Evaluating Ecological Stability and Vegetation Dynamics in Bavaria’s Protected Areas Using Google Earth Engine-Derived Remote Sensing and Environmental Modeling

Understanding land-use and land-cover (LULC) dynamics within protected areas (PAs) is fundamental for assessing conservation effectiveness and ecosystem resilience under increasing anthropogenic and climatic pressures. This study examines the spatio-temporal evolution of LULC across Bavaria’s protected areas between 2000 and 2023 by integrating categorical land-cover data, satellite-derived vegetation indices, and environmental drivers. Annual LULC changes were first quantified using MODIS MCD12Q1 land-cover classifications to evaluate class persistence, transitions, and area trajectories and were subsequently interpreted alongside 16-day MODIS NDVI and SAVI composites to assess associated vegetation greening and browning trends.

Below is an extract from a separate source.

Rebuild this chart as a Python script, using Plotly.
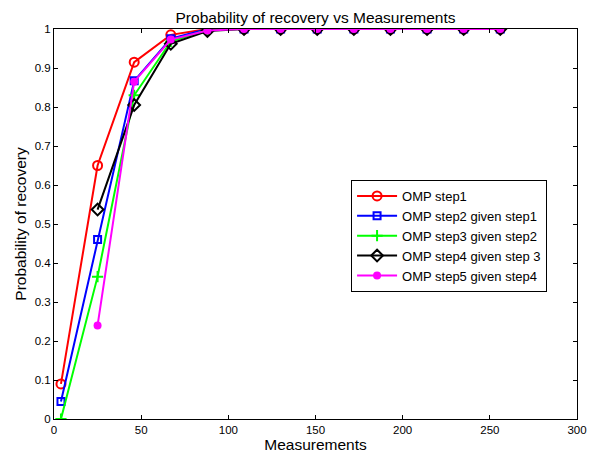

Ecological stability was characterized by using class-level persistence indicators, coefficients of variation (CVs), and linear trend slopes. The results reveal a marked greening signal after 2010, coinciding with pronounced land-cover transitions, including a decline in evergreen needleleaf forests (−480.6 km 2 ; −32.2%) and substantial expansion of deciduous broadleaf forests (+390.8 km 2 ; +106.1%) and grasslands (+275.8 km 2 ; +28.4%), while wetlands experienced a severe contraction (−203.4 km 2 ; −73.7%), indicating heightened hydrological sensitivity within protected ecosystems. Correlation analysis further indicates that anthropogenic pressure, quantified using the human footprint index, remains a dominant driver of change in croplands and urban areas, even within legally protected boundaries. Overall, this study demonstrates that vegetation trends, land-cover transitions, climatic exposure, and human pressure jointly shape ecological stability in protected areas, highlighting the value of an integrated indicator-based framework.